TASK DIRECTIONS: Reproduce every line of the material below, but drop the pictures.

Begin

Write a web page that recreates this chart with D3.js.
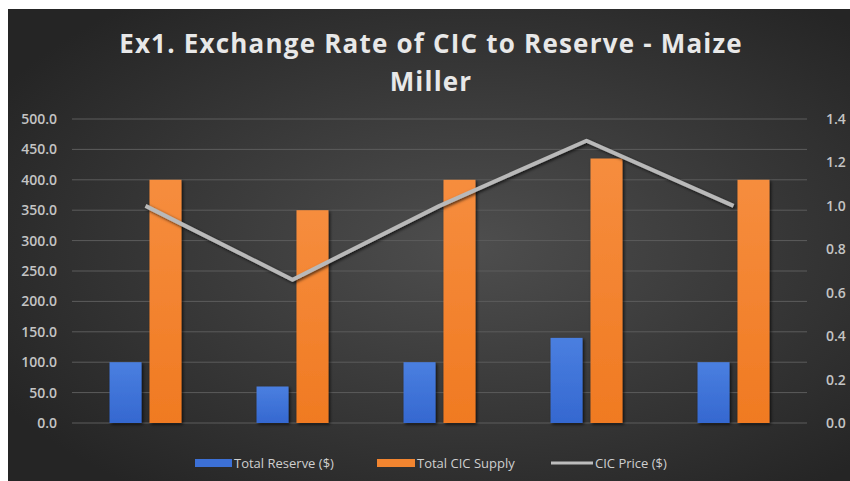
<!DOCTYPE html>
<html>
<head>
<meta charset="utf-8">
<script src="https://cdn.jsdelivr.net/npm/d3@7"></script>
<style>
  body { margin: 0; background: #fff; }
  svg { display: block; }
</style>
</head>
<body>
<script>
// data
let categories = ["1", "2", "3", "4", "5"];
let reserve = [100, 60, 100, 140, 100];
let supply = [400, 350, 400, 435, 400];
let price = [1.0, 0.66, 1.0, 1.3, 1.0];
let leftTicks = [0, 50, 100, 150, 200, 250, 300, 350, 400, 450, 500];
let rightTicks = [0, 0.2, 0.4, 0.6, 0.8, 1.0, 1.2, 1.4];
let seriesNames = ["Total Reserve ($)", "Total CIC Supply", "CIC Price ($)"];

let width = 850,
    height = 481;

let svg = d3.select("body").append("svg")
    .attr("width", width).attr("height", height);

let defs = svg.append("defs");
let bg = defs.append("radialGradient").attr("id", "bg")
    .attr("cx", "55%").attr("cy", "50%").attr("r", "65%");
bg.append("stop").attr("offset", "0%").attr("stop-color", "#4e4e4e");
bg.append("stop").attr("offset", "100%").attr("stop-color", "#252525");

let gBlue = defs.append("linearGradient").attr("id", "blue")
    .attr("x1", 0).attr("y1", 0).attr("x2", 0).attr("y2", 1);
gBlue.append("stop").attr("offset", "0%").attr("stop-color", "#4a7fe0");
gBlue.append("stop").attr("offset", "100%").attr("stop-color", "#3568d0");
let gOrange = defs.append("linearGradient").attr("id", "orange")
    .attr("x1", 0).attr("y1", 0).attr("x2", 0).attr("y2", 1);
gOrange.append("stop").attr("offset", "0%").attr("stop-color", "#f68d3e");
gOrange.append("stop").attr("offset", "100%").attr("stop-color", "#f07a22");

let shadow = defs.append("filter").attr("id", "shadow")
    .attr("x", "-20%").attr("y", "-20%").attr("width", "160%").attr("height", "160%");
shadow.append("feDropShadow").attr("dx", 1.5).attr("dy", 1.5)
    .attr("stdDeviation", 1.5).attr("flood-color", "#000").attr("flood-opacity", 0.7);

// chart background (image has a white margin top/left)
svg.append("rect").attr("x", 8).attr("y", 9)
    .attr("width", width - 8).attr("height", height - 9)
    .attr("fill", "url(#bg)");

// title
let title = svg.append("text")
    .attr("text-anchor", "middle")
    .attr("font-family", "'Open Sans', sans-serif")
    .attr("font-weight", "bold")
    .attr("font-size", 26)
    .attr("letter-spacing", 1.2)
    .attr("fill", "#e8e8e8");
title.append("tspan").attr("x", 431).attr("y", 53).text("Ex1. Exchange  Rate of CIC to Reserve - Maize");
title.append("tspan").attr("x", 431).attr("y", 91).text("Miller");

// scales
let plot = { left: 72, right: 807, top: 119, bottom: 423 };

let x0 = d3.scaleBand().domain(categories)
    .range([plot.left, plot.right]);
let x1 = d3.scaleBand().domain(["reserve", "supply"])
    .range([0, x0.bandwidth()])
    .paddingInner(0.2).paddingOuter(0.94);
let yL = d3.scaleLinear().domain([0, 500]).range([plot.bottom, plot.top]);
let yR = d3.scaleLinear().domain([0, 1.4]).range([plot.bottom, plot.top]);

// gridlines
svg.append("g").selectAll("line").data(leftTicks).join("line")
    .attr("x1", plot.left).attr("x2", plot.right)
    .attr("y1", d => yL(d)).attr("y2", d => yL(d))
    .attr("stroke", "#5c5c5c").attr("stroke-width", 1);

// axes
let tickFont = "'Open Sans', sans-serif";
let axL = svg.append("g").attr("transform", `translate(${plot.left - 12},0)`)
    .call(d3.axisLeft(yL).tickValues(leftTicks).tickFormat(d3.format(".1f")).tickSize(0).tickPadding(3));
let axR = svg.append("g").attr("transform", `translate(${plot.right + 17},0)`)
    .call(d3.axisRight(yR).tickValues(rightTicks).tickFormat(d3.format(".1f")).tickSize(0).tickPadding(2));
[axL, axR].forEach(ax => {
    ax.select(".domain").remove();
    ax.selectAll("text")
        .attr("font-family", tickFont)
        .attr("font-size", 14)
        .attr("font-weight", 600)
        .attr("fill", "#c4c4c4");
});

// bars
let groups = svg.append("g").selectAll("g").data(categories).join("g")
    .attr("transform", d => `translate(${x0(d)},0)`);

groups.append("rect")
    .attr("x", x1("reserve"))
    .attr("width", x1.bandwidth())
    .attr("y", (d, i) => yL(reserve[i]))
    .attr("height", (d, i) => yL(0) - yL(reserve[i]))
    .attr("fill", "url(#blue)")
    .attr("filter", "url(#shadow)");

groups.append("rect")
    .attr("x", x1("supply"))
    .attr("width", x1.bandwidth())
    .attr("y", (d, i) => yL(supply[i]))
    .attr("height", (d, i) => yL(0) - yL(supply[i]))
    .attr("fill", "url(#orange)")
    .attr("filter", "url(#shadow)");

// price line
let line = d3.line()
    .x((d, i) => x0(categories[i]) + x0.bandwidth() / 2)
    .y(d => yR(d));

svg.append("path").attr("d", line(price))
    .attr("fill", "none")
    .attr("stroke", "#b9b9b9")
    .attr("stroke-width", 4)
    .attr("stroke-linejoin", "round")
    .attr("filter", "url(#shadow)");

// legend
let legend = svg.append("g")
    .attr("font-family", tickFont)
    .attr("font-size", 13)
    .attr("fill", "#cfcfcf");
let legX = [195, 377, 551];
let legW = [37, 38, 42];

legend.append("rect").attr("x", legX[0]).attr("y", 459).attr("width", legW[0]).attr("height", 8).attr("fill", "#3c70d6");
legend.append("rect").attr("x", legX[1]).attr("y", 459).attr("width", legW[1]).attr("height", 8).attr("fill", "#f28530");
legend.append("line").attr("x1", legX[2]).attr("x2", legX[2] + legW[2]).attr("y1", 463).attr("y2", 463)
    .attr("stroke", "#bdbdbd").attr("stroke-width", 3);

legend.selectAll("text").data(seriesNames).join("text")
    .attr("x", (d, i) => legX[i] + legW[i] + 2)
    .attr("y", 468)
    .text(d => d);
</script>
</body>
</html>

End

EXPECTED ANSWER:
Write a web page that recreates this chart with D3.js.
<!DOCTYPE html>
<html>
<head>
<meta charset="utf-8">
<script src="https://cdn.jsdelivr.net/npm/d3@7"></script>
<style>
  body { margin: 0; background: #fff; }
  svg { display: block; }
</style>
</head>
<body>
<script>
// data
let categories = ["1", "2", "3", "4", "5"];
let reserve = [100, 60, 100, 140, 100];
let supply = [400, 350, 400, 435, 400];
let price = [1.0, 0.66, 1.0, 1.3, 1.0];
let leftTicks = [0, 50, 100, 150, 200, 250, 300, 350, 400, 450, 500];
let rightTicks = [0, 0.2, 0.4, 0.6, 0.8, 1.0, 1.2, 1.4];
let seriesNames = ["Total Reserve ($)", "Total CIC Supply", "CIC Price ($)"];

let width = 850,
    height = 481;

let svg = d3.select("body").append("svg")
    .attr("width", width).attr("height", height);

let defs = svg.append("defs");
let bg = defs.append("radialGradient").attr("id", "bg")
    .attr("cx", "55%").attr("cy", "50%").attr("r", "65%");
bg.append("stop").attr("offset", "0%").attr("stop-color", "#4e4e4e");
bg.append("stop").attr("offset", "100%").attr("stop-color", "#252525");

let gBlue = defs.append("linearGradient").attr("id", "blue")
    .attr("x1", 0).attr("y1", 0).attr("x2", 0).attr("y2", 1);
gBlue.append("stop").attr("offset", "0%").attr("stop-color", "#4a7fe0");
gBlue.append("stop").attr("offset", "100%").attr("stop-color", "#3568d0");
let gOrange = defs.append("linearGradient").attr("id", "orange")
    .attr("x1", 0).attr("y1", 0).attr("x2", 0).attr("y2", 1);
gOrange.append("stop").attr("offset", "0%").attr("stop-color", "#f68d3e");
gOrange.append("stop").attr("offset", "100%").attr("stop-color", "#f07a22");

let shadow = defs.append("filter").attr("id", "shadow")
    .attr("x", "-20%").attr("y", "-20%").attr("width", "160%").attr("height", "160%");
shadow.append("feDropShadow").attr("dx", 1.5).attr("dy", 1.5)
    .attr("stdDeviation", 1.5).attr("flood-color", "#000").attr("flood-opacity", 0.7);

// chart background (image has a white margin top/left)
svg.append("rect").attr("x", 8).attr("y", 9)
    .attr("width", width - 8).attr("height", height - 9)
    .attr("fill", "url(#bg)");

// title
let title = svg.append("text")
    .attr("text-anchor", "middle")
    .attr("font-family", "'Open Sans', sans-serif")
    .attr("font-weight", "bold")
    .attr("font-size", 26)
    .attr("letter-spacing", 1.2)
    .attr("fill", "#e8e8e8");
title.append("tspan").attr("x", 431).attr("y", 53).text("Ex1. Exchange  Rate of CIC to Reserve - Maize");
title.append("tspan").attr("x", 431).attr("y", 91).text("Miller");

// scales
let plot = { left: 72, right: 807, top: 119, bottom: 423 };

let x0 = d3.scaleBand().domain(categories)
    .range([plot.left, plot.right]);
let x1 = d3.scaleBand().domain(["reserve", "supply"])
    .range([0, x0.bandwidth()])
    .paddingInner(0.2).paddingOuter(0.94);
let yL = d3.scaleLinear().domain([0, 500]).range([plot.bottom, plot.top]);
let yR = d3.scaleLinear().domain([0, 1.4]).range([plot.bottom, plot.top]);

// gridlines
svg.append("g").selectAll("line").data(leftTicks).join("line")
    .attr("x1", plot.left).attr("x2", plot.right)
    .attr("y1", d => yL(d)).attr("y2", d => yL(d))
    .attr("stroke", "#5c5c5c").attr("stroke-width", 1);

// axes
let tickFont = "'Open Sans', sans-serif";
let axL = svg.append("g").attr("transform", `translate(${plot.left - 12},0)`)
    .call(d3.axisLeft(yL).tickValues(leftTicks).tickFormat(d3.format(".1f")).tickSize(0).tickPadding(3));
let axR = svg.append("g").attr("transform", `translate(${plot.right + 17},0)`)
    .call(d3.axisRight(yR).tickValues(rightTicks).tickFormat(d3.format(".1f")).tickSize(0).tickPadding(2));
[axL, axR].forEach(ax => {
    ax.select(".domain").remove();
    ax.selectAll("text")
        .attr("font-family", tickFont)
        .attr("font-size", 14)
        .attr("font-weight", 600)
        .attr("fill", "#c4c4c4");
});

// bars
let groups = svg.append("g").selectAll("g").data(categories).join("g")
    .attr("transform", d => `translate(${x0(d)},0)`);

groups.append("rect")
    .attr("x", x1("reserve"))
    .attr("width", x1.bandwidth())
    .attr("y", (d, i) => yL(reserve[i]))
    .attr("height", (d, i) => yL(0) - yL(reserve[i]))
    .attr("fill", "url(#blue)")
    .attr("filter", "url(#shadow)");

groups.append("rect")
    .attr("x", x1("supply"))
    .attr("width", x1.bandwidth())
    .attr("y", (d, i) => yL(supply[i]))
    .attr("height", (d, i) => yL(0) - yL(supply[i]))
    .attr("fill", "url(#orange)")
    .attr("filter", "url(#shadow)");

// price line
let line = d3.line()
    .x((d, i) => x0(categories[i]) + x0.bandwidth() / 2)
    .y(d => yR(d));

svg.append("path").attr("d", line(price))
    .attr("fill", "none")
    .attr("stroke", "#b9b9b9")
    .attr("stroke-width", 4)
    .attr("stroke-linejoin", "round")
    .attr("filter", "url(#shadow)");

// legend
let legend = svg.append("g")
    .attr("font-family", tickFont)
    .attr("font-size", 13)
    .attr("fill", "#cfcfcf");
let legX = [195, 377, 551];
let legW = [37, 38, 42];

legend.append("rect").attr("x", legX[0]).attr("y", 459).attr("width", legW[0]).attr("height", 8).attr("fill", "#3c70d6");
legend.append("rect").attr("x", legX[1]).attr("y", 459).attr("width", legW[1]).attr("height", 8).attr("fill", "#f28530");
legend.append("line").attr("x1", legX[2]).attr("x2", legX[2] + legW[2]).attr("y1", 463).attr("y2", 463)
    .attr("stroke", "#bdbdbd").attr("stroke-width", 3);

legend.selectAll("text").data(seriesNames).join("text")
    .attr("x", (d, i) => legX[i] + legW[i] + 2)
    .attr("y", 468)
    .text(d => d);
</script>
</body>
</html>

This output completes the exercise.